Work to do:
With the pictures left out, copy the listing below exactly.

Information shown:
<<<<
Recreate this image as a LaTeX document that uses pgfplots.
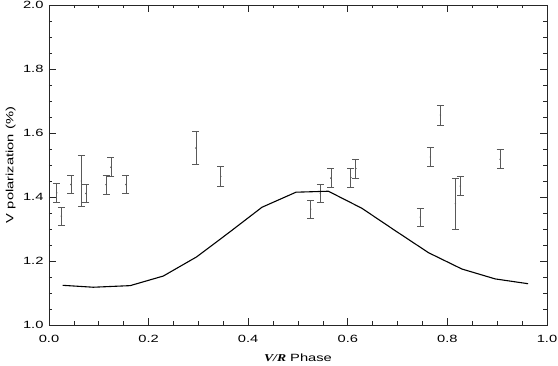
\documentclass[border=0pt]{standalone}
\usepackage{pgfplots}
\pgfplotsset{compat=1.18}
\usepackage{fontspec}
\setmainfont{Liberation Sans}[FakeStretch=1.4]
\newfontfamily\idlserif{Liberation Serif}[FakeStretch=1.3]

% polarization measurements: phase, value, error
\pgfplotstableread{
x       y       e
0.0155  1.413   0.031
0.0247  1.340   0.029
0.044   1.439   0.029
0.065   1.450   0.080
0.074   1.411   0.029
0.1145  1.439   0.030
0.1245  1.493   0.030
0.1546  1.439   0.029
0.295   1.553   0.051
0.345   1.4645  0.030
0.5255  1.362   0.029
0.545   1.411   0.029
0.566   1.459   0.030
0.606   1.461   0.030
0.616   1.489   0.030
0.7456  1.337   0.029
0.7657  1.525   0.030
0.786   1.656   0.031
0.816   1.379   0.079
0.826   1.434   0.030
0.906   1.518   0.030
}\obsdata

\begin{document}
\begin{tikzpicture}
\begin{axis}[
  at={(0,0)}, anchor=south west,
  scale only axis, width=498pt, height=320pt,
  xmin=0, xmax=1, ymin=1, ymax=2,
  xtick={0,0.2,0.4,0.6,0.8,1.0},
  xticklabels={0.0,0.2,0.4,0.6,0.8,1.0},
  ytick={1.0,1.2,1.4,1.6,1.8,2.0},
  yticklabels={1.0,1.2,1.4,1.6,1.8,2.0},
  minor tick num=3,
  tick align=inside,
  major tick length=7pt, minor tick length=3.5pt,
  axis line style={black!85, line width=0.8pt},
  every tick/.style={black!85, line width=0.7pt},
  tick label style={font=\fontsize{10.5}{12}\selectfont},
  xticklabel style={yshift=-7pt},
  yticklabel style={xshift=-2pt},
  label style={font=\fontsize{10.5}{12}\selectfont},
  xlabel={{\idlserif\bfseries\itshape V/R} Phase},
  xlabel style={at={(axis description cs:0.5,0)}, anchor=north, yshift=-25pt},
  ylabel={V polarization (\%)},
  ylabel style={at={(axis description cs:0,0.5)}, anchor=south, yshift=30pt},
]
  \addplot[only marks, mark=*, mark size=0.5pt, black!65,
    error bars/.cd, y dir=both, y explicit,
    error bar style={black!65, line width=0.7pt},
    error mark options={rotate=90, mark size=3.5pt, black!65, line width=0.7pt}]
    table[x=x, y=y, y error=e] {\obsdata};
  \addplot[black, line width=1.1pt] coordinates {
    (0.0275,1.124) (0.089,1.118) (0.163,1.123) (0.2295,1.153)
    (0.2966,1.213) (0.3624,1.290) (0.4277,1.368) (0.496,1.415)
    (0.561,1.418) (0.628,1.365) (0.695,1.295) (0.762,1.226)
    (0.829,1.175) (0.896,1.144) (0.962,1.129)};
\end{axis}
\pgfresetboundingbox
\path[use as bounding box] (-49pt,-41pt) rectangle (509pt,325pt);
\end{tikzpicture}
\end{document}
>>>>
Full response:
Recreate this image as a LaTeX document that uses pgfplots.
\documentclass[border=0pt]{standalone}
\usepackage{pgfplots}
\pgfplotsset{compat=1.18}
\usepackage{fontspec}
\setmainfont{Liberation Sans}[FakeStretch=1.4]
\newfontfamily\idlserif{Liberation Serif}[FakeStretch=1.3]

% polarization measurements: phase, value, error
\pgfplotstableread{
x       y       e
0.0155  1.413   0.031
0.0247  1.340   0.029
0.044   1.439   0.029
0.065   1.450   0.080
0.074   1.411   0.029
0.1145  1.439   0.030
0.1245  1.493   0.030
0.1546  1.439   0.029
0.295   1.553   0.051
0.345   1.4645  0.030
0.5255  1.362   0.029
0.545   1.411   0.029
0.566   1.459   0.030
0.606   1.461   0.030
0.616   1.489   0.030
0.7456  1.337   0.029
0.7657  1.525   0.030
0.786   1.656   0.031
0.816   1.379   0.079
0.826   1.434   0.030
0.906   1.518   0.030
}\obsdata

\begin{document}
\begin{tikzpicture}
\begin{axis}[
  at={(0,0)}, anchor=south west,
  scale only axis, width=498pt, height=320pt,
  xmin=0, xmax=1, ymin=1, ymax=2,
  xtick={0,0.2,0.4,0.6,0.8,1.0},
  xticklabels={0.0,0.2,0.4,0.6,0.8,1.0},
  ytick={1.0,1.2,1.4,1.6,1.8,2.0},
  yticklabels={1.0,1.2,1.4,1.6,1.8,2.0},
  minor tick num=3,
  tick align=inside,
  major tick length=7pt, minor tick length=3.5pt,
  axis line style={black!85, line width=0.8pt},
  every tick/.style={black!85, line width=0.7pt},
  tick label style={font=\fontsize{10.5}{12}\selectfont},
  xticklabel style={yshift=-7pt},
  yticklabel style={xshift=-2pt},
  label style={font=\fontsize{10.5}{12}\selectfont},
  xlabel={{\idlserif\bfseries\itshape V/R} Phase},
  xlabel style={at={(axis description cs:0.5,0)}, anchor=north, yshift=-25pt},
  ylabel={V polarization (\%)},
  ylabel style={at={(axis description cs:0,0.5)}, anchor=south, yshift=30pt},
]
  \addplot[only marks, mark=*, mark size=0.5pt, black!65,
    error bars/.cd, y dir=both, y explicit,
    error bar style={black!65, line width=0.7pt},
    error mark options={rotate=90, mark size=3.5pt, black!65, line width=0.7pt}]
    table[x=x, y=y, y error=e] {\obsdata};
  \addplot[black, line width=1.1pt] coordinates {
    (0.0275,1.124) (0.089,1.118) (0.163,1.123) (0.2295,1.153)
    (0.2966,1.213) (0.3624,1.290) (0.4277,1.368) (0.496,1.415)
    (0.561,1.418) (0.628,1.365) (0.695,1.295) (0.762,1.226)
    (0.829,1.175) (0.896,1.144) (0.962,1.129)};
\end{axis}
\pgfresetboundingbox
\path[use as bounding box] (-49pt,-41pt) rectangle (509pt,325pt);
\end{tikzpicture}
\end{document}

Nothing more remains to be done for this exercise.